◆ **EXERCISE INPUTS**:
···

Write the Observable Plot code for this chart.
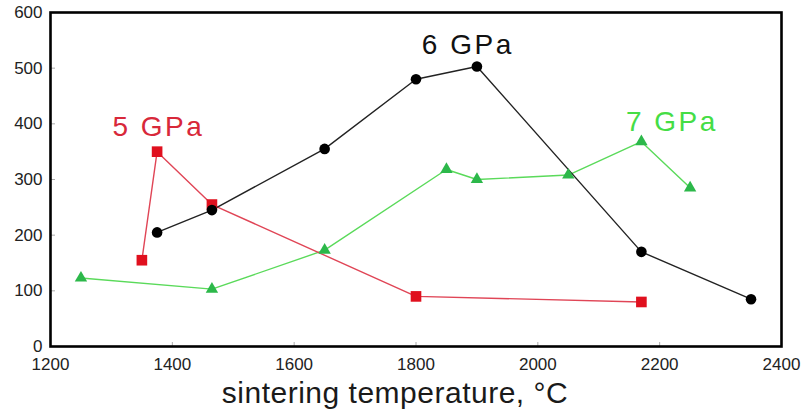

···

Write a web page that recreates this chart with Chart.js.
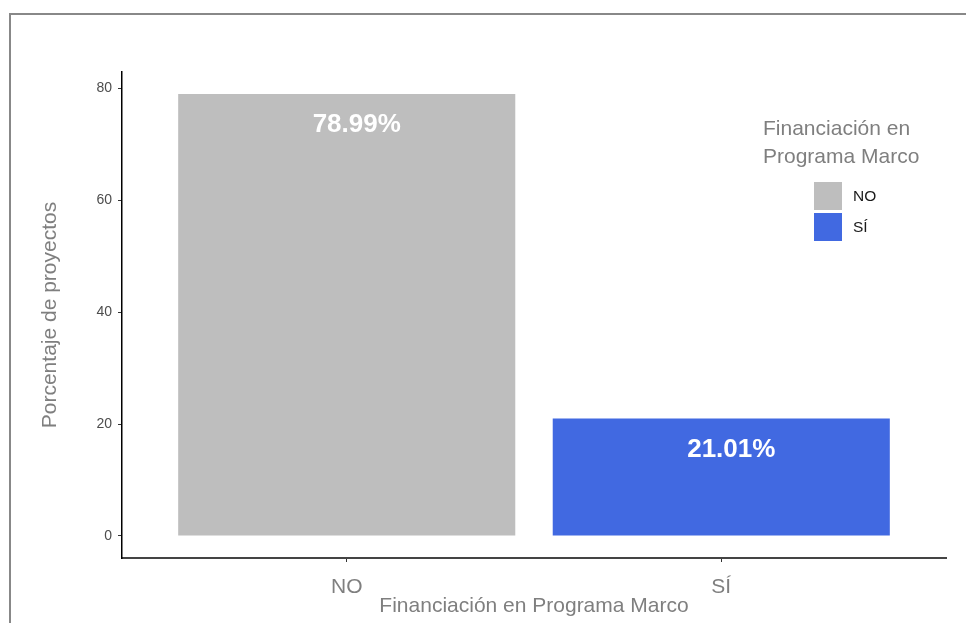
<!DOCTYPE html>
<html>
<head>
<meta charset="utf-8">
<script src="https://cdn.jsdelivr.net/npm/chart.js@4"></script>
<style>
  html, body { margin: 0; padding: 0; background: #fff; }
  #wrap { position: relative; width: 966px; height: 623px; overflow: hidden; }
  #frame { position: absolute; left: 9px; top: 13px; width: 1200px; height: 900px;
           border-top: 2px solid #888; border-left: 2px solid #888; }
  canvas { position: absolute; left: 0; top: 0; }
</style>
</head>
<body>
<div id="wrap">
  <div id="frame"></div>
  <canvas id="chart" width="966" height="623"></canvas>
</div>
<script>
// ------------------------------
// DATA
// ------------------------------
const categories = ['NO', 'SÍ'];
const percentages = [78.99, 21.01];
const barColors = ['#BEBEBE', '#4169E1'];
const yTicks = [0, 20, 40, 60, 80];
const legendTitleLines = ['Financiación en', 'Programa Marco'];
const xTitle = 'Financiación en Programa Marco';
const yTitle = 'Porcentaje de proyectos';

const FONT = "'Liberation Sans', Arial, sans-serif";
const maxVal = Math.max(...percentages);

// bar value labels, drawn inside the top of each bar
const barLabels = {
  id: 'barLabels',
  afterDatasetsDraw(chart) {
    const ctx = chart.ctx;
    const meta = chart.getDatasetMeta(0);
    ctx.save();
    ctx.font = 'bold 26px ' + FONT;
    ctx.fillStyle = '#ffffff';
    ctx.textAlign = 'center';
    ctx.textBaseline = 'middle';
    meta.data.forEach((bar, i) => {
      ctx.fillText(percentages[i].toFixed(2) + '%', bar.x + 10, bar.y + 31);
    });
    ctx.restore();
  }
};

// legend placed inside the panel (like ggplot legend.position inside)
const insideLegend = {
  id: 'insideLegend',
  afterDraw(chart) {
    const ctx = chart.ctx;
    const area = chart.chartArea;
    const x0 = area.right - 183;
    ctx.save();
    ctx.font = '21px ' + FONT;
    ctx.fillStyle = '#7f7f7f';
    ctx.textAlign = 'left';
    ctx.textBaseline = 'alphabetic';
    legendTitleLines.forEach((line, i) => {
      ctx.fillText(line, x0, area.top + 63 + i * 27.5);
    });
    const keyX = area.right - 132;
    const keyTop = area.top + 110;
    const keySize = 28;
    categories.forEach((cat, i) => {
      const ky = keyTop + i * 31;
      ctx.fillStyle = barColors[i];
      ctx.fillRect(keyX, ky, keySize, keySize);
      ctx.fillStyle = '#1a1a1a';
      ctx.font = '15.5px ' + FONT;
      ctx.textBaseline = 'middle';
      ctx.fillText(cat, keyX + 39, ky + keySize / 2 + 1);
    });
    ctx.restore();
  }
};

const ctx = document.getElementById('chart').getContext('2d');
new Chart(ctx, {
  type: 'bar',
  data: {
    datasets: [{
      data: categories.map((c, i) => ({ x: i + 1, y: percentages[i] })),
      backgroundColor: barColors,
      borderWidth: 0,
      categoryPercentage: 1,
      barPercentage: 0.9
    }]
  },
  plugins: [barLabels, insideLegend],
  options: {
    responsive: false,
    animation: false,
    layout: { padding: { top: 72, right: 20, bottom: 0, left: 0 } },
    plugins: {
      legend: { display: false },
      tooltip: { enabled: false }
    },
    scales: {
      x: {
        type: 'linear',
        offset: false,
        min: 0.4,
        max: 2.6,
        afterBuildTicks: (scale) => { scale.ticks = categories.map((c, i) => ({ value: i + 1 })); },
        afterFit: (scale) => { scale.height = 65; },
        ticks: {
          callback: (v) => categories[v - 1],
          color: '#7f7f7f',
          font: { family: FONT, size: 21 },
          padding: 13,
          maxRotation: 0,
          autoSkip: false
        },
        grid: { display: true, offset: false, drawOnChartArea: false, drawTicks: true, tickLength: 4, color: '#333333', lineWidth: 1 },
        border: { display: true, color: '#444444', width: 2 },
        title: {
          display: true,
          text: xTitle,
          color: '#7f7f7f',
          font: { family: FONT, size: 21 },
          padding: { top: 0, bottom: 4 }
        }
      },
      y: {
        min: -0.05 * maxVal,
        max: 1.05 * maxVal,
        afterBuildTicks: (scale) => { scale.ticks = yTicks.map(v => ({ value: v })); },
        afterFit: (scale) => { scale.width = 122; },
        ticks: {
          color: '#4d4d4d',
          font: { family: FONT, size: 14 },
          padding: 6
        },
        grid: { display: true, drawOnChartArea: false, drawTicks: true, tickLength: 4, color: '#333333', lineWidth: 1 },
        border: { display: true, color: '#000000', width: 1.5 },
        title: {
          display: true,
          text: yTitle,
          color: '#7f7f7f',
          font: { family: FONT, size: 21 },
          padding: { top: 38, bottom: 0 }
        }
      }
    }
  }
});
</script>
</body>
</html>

···

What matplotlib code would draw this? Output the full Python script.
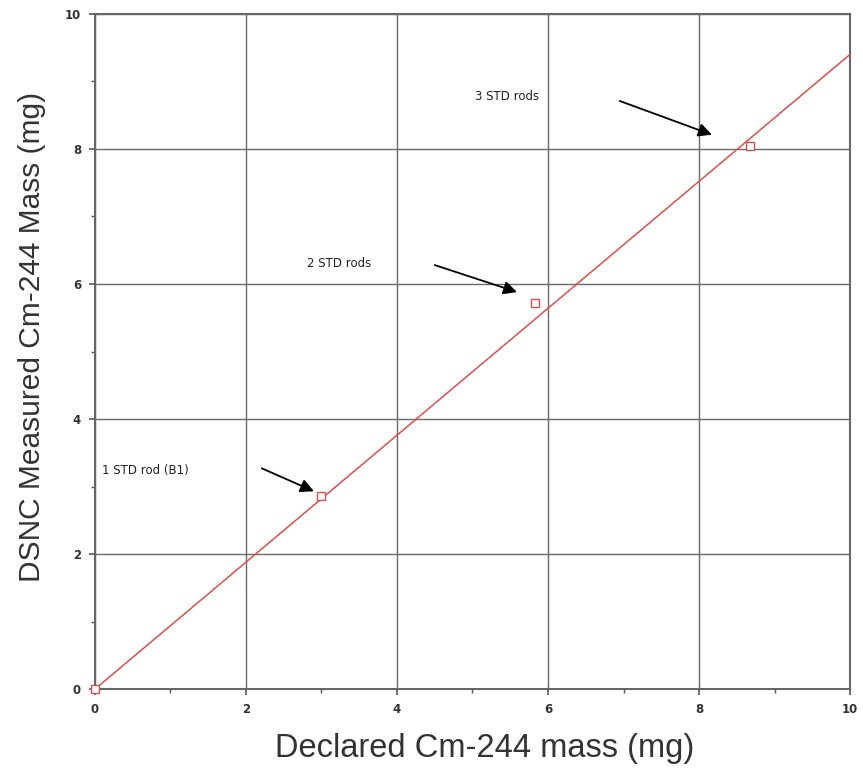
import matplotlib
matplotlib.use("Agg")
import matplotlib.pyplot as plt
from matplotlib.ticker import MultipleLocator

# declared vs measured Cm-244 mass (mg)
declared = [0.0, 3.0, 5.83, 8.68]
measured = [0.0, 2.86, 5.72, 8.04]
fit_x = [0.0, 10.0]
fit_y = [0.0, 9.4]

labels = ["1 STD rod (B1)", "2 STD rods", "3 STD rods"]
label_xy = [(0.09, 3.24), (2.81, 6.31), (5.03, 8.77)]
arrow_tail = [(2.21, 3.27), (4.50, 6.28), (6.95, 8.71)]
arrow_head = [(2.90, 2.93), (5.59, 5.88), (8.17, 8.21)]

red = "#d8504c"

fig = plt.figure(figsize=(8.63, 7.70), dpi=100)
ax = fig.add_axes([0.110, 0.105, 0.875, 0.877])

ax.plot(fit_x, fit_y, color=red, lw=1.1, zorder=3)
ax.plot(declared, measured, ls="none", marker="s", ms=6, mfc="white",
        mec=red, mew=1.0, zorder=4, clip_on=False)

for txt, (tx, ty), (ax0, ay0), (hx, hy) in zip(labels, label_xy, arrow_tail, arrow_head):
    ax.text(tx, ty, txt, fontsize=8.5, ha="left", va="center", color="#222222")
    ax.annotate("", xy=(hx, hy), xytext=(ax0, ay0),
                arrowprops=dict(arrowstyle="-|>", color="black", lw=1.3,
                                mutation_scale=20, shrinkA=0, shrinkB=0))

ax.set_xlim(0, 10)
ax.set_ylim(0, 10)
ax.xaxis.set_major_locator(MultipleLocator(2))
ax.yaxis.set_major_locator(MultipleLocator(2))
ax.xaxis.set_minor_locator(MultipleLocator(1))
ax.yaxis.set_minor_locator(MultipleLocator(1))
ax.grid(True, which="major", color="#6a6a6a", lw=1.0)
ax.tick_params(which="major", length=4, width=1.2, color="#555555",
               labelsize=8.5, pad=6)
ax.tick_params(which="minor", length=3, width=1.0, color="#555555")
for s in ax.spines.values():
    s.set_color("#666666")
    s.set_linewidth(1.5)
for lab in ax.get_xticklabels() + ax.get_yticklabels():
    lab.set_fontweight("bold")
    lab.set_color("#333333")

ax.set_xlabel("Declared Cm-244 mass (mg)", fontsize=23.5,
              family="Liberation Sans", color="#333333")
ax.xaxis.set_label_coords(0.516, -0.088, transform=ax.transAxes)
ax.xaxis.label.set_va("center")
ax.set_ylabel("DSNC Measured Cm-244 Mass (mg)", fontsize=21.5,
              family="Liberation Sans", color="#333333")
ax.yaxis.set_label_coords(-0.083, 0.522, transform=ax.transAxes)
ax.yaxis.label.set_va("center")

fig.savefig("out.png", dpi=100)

···

◆ **WHAT IS EXPECTED**:
Count the lines above that contain the word "Write". Give only the number.

◆ **FULL SOLUTION**:
2